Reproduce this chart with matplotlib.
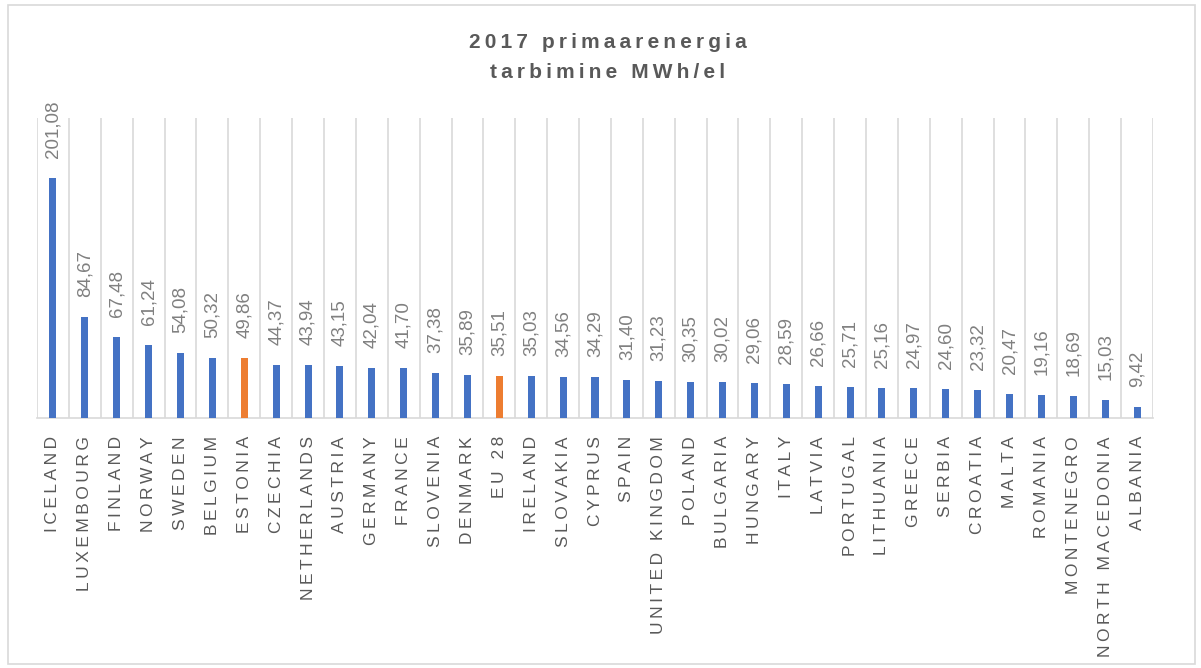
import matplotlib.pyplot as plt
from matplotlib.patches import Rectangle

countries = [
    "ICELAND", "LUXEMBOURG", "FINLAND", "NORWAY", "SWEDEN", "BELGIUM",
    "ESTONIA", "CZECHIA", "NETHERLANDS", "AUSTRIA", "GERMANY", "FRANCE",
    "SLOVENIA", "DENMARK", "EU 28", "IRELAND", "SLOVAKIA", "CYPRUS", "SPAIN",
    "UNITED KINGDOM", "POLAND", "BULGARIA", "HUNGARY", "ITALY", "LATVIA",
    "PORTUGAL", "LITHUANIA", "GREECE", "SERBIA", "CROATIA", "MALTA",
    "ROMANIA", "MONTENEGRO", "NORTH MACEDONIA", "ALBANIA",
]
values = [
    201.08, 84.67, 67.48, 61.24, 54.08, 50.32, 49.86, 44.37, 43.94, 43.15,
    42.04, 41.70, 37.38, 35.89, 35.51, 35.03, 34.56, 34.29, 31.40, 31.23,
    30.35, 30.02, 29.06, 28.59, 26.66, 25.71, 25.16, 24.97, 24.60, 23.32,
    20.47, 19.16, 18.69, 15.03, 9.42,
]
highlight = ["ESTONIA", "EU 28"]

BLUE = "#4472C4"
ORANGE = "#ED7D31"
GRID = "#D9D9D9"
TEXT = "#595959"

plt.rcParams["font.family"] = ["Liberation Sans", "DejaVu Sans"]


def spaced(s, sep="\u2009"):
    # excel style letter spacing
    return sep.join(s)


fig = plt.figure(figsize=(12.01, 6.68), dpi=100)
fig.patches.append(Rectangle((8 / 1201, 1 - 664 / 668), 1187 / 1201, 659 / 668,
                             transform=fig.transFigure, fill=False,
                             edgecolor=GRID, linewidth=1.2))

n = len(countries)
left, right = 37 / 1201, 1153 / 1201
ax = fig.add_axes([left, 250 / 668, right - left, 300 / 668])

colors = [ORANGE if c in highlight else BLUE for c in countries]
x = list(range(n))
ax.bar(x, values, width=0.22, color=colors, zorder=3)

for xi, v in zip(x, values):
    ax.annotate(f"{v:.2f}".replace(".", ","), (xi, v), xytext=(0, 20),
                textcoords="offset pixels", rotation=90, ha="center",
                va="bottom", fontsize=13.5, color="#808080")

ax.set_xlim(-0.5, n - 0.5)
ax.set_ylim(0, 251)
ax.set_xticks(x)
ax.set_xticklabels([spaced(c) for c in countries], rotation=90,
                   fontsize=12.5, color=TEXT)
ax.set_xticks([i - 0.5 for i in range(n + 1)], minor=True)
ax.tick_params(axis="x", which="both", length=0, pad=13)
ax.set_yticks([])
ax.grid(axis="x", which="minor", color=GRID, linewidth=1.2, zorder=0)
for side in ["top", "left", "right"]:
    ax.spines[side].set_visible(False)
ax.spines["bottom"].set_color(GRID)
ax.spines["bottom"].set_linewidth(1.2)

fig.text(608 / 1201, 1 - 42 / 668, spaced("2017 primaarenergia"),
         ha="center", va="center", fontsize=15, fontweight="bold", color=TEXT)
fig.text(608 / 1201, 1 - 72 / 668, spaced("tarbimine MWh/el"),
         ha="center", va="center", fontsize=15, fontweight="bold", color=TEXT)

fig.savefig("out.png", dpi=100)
|---|
GIVEN PROBLEM
Please extract exactly the lines of the data, from the first through the line containing "from matplotlib.patches import Rectangle", and add no pictures to the copy.

WORKED SOLUTION
Reproduce this chart with matplotlib.
import matplotlib.pyplot as plt
from matplotlib.patches import Rectangle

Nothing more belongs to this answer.